You can put any arbitrary marks on any test, and use them to select a subset of tests very quickly from the command line. There a couple of other really important built-in marks: skipif will skip a test if a condition is True, skip will always skip a test, and xfail will tell pytest that failing the test is okay (or even required with strict=True) - this one also optionally supports a condition.

import pytest
import sys


@pytest.mark.skip
def test_never_runs():
    assert False


@pytest.mark.skipif(sys.version_info < (3, 10), reason="Requires Python 3.10 to run")
def test_py310_plus():
    assert True


@pytest.mark.xfail(strict=True, reason="This is currently expected to fail")
def test_xfail():
    assert False

There are a few other options for these marks; they are very useful if you have not yet implemented a feature or fixed a bug, or if you have a flaky test, or if you have tests that don’t apply to all systems.
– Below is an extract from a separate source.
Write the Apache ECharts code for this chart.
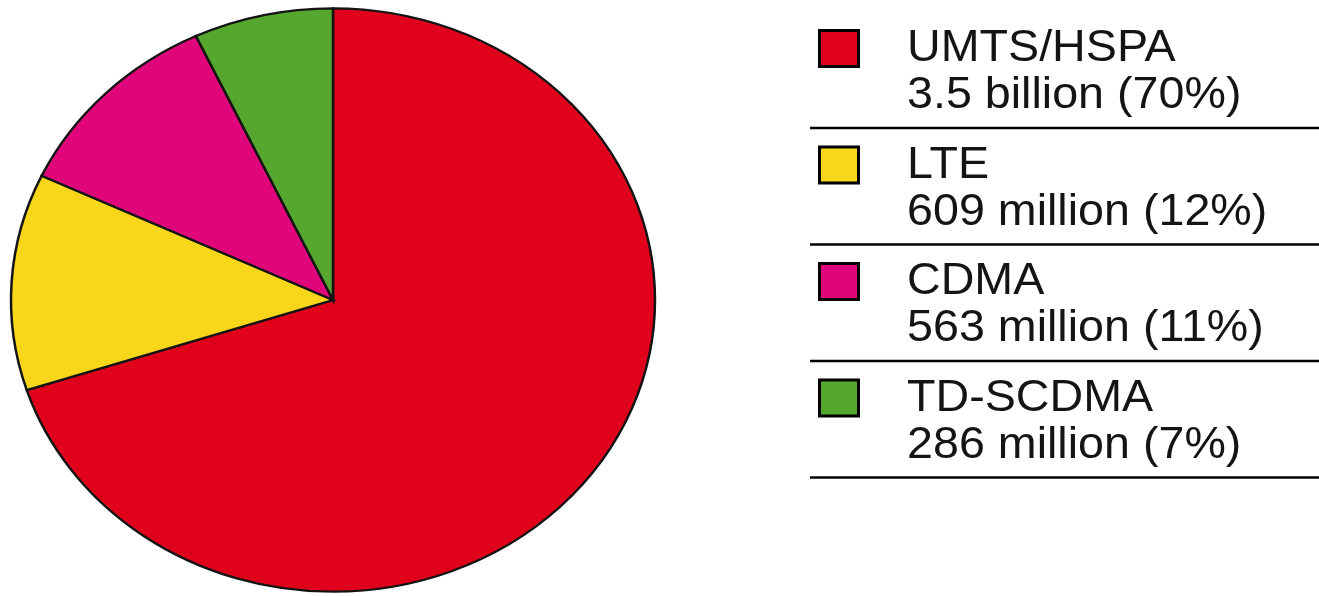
<!DOCTYPE html>
<html>
<head>
<meta charset="utf-8">
<script src="https://cdn.jsdelivr.net/npm/echarts@6/dist/echarts.min.js"></script>
<style>
  html, body { margin: 0; padding: 0; background: #fff; }
  #chart { width: 1319px; height: 596px; }
</style>
</head>
<body>
<div id="chart"></div>
<script>
// technology shares (subscriptions)
const names = ['UMTS/HSPA', 'LTE', 'CDMA', 'TD-SCDMA'];
const amounts = ['3.5 billion', '609 million', '563 million', '286 million'];
const shares = [70, 12, 11, 7];
const colors = ['#E0001B', '#F8D71B', '#E0057A', '#56A72E'];

const total = shares.reduce((a, b) => a + b, 0);

// the pie in the source is a bit squashed vertically
const pieX = 333, pieY = 300, pieR = 322, squash = 0.906;

function renderSlice(params, api) {
    const i = params.dataIndex;
    let before = 0;
    for (let k = 0; k < i; k++) before += shares[k];
    const start = -Math.PI / 2 + before / total * Math.PI * 2;
    const end = start + api.value(0) / total * Math.PI * 2;
    return {
        type: 'sector',
        x: pieX,
        y: pieY,
        scaleY: squash,
        shape: { cx: 0, cy: 0, r0: 0, r: pieR, startAngle: start, endAngle: end, clockwise: true },
        style: {
            fill: colors[i],
            stroke: '#141414',
            lineWidth: 2.5,
            strokeNoScale: true
        }
    };
}

const rowTop = 29, rowStep = 116.5;
const font = '44px "Liberation Sans", Arial, sans-serif';
const legend = [];
names.forEach((name, i) => {
    const top = rowTop + i * rowStep;
    legend.push({
        type: 'rect',
        shape: { x: 819.5, y: top + 1.5, width: 39, height: 36 },
        style: { fill: colors[i], stroke: '#000', lineWidth: 3 }
    });
    legend.push({
        type: 'text',
        x: 907,
        y: top + 20,
        scaleX: 1.06,
        style: { text: name, font: font, fill: '#141414', verticalAlign: 'middle' }
    });
    legend.push({
        type: 'text',
        x: 907,
        y: top + 67,
        scaleX: 1.06,
        style: {
            text: amounts[i] + ' (' + shares[i] + '%)',
            font: font, fill: '#141414', verticalAlign: 'middle'
        }
    });
    legend.push({
        type: 'line',
        shape: { x1: 810, y1: top + 99, x2: 1319, y2: top + 99 },
        style: { stroke: '#000', lineWidth: 2.5 }
    });
});

const chart = echarts.init(document.getElementById('chart'), null, { renderer: 'canvas' });
chart.setOption({
    animation: false,
    backgroundColor: '#fff',
    series: [{
        type: 'custom',
        coordinateSystem: 'none',
        renderItem: renderSlice,
        data: shares
    }],
    graphic: legend
});
</script>
</body>
</html>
One more really common need is skipping a test if an import is missing. You can do that with pytest.importorskip:

np = pytest.importorskip("numpy")

This will skip everything after it in a module, or the test if placed inside a test.

If you want to apply a mark to the entire test module, assign it to the global variable pytestmark=; pytest will look for this when it reads the module.

Organizing tests#

Pytest allows quite a bit of organization: you have a test folder (or more), any number of subfolders, any number of test files, an optional class, and then test functions (or methods in the class case). Unlike x-unit style testing, the test class is simply a normal class and is just used for organization (the self arguments are useless). One benefit of the class is that you can apply a mark to the whole class without applying it to the whole file. You could also use subclassing, etc. like normal. But 95% of tests in pytest are better as simple test functions.

Every test folder can have a conftest.py, and that’s where you put fixtures and pytest hooks. This also helps you avoid adding a __init__.py, which is not ideal for tests - they don’t have to be importable. The fixtures are available for any tests in that folder, and any subfolders.

Plugins#

Pytest supports plugins, and there’s a thriving ecosystem - there are nearly 1K plugins according to pytest’s automated page. A few plugins of note:

  • pytest-mock: Makes the excellent unittest.mock built-in library nicer to use from pytest as native fixtures.

  • pytest-ascyncio: Allows pytest to natively test ascync functions.

  • pytest-xdist: Distributed testing, loop on failing.

  • pytest-subprocess: Mocks subprocess calls.

  • pytest-benchmark: Compute benchmarks as part of testing (also see ASV if interested in benchmarking).

Running and configuring pytest#

Configuring pytest#

pytest supports configuration in pytest.ini, setup.cfg, or, since version 6, pyproject.toml. If you can require pytest 6 (in other words, if Python 3.6+ is fine - pytest is a developer requirement, not a user one, so limiting it is fine), then use pyproject.toml. This is an example configuration:

[tool.pytest.ini_options]
minversion = "6.0"
addopts = ["-ra", "--strict-markers", "--strict-config"]
xfail_strict = true
filterwarnings = ["error"]
log_cli_level = "info"
testpaths = ["tests"]

The minversion will print a nicer error if your pytest is too old (though, ironically, it won’t read this is the version is too old, so setting “6” or less in pyproject.toml is rather pointless). The addopts setting will add whatever you put there to the command line when you run; -ra will print a summary “r”eport of “a”ll results, which gives you a quick way to review what tests failed and were skipped, and why. --strict-markers will make sure you don’t try to use an unspecified fixture. And --strict-config will error if you make a mistake in your config. xfail_strict will change the default for xfail to fail the tests if it doesn’t fail - you can still override locally in a specific xfail for a flaky failure. filter_warnings will cause all warnings to be errors (you can add allowed warnings here too). log_cli_level will report INFO and above log messages on a failure. Finally, testpaths will limit pytest to just looking in the folders given - useful if it tries to pick up things that are not tests from other directories. See the docs for more options.

pytest also checks the current and parent directories for a conftest.py file. If it finds them, they will get run outer-most to inner-most. These files let you add fixtures and other pytest configurations (like hooks for test discovery, etc) for each directory. For example, you could have a “mock” folder, and in that folder, you could have a conftest.py that has a mock fixture with autouse=True, then every test in that folder will get this mock applied.

In general, do not place a __init__.py file in your tests; there’s not often a reason to make the test directory importable, and it can confuse package discovery algorithms.

Python hides important warnings by default, mostly because it’s trying to be nice to users. If you are a developer, you don’t want it to be “nice”. You want to find and fix warnings before they cause user errors! Locally, you should run with -Wd, or set export PYTHONWARNINGS=d in your environment. The pytest warning filter “error” will ensure that pytest will fail if it finds any warnings.

Running pytest#

You can run pytest directly with pytest or python -m pytest. You can optionally give a directory or file to run on. You can also select just some subset of tests with -k <expression>, or an exact test with filename.py::test_name.

If a test fails, you have lots of options to save time in debugging. Adding -l/--showlocals will print out the local values in the tracebacks (and can be added by default, see above). You can run pytest with --pdb, which will drop you into a debugger on each failure. Or you can use --trace which will drop you into a debugger at the start of each test selected (so probably use the selection methods above). pytest also supports breakpoint(). You can also start out in your debugger at the beginning of the last failed test with --trace --lf. See the docs for more running tips.